A new form of magnetic cooling has been demonstrated on tiny ring-shaped
molecules. One obvious form of cooling is for one sample of particles
to give excess energy to another, surrounding, ensemble of particles.
Another way of chilling atoms (used to produce Bose-Einstein condensates)
is simply to allow hotter atoms to escape.
To see how "magnetic cooling" works in an ensemble of molecules
consider first only the electrons spins in the molecule. The spins constitute
a system all by themselves and can be "cooled" adiabatically
(that is, without heat flowing in or out) by decreasing the strength
of an applied magnetic field. Then some of the heat of molecular motion
can be transferred to the spins; a lower molecular temperature is achieved.

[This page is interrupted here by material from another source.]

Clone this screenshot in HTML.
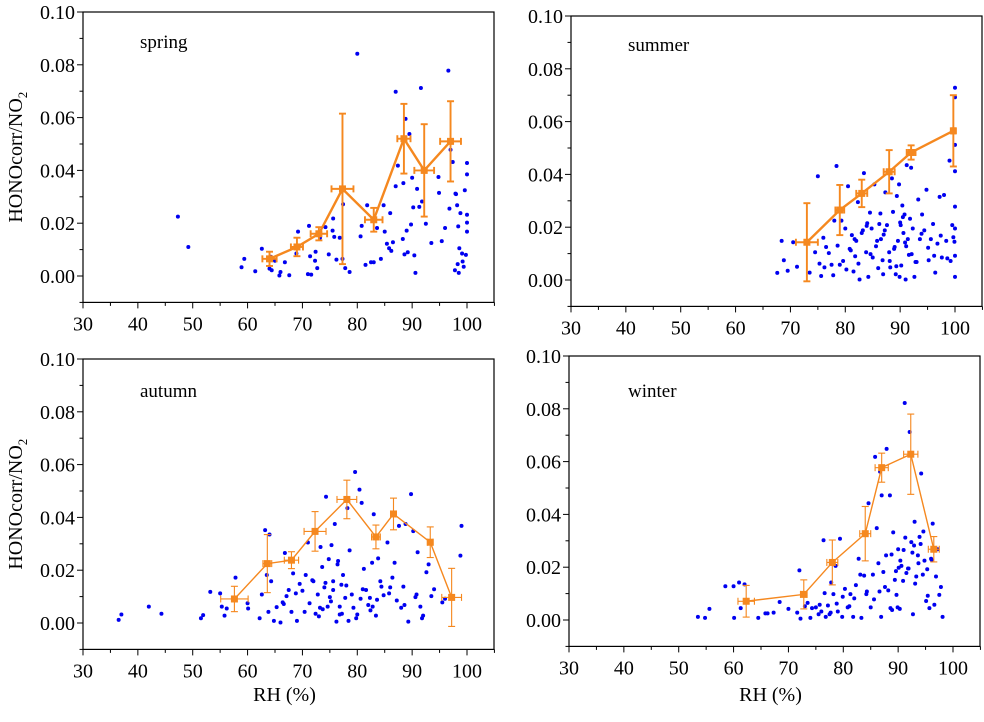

This "adiabatic demagnetization" was routinely used to achieve
the low temperatures (milli-kelvin) needed for studying helium-3. The
principle can even be extended to the spins of nuclei, and in this way
the lowest cryogenic temperature ever was reached, 50 nK in copper.
Now physicists at Erlangen-Nurnberg University in Germany (contact
Oliver Waldmann, now at Ohio State, email@example.com, 614-292-3705)
have demonstrated, for the first time, the inverse effect: cooling molecules
by increasing the strength of the applied field. This adiabatic magnetization
was achieved with "ferric wheels," ring-shaped molecules featuring
six iron atoms plus a few ligand hangers-on (see figure).
Research like this, involving the reactions between spins and molecules,
and the coherence of states over time might be beneficial to a future
quantum computing scheme. (Waldmann
et al., Physical Review Letters, 9 December 2002.)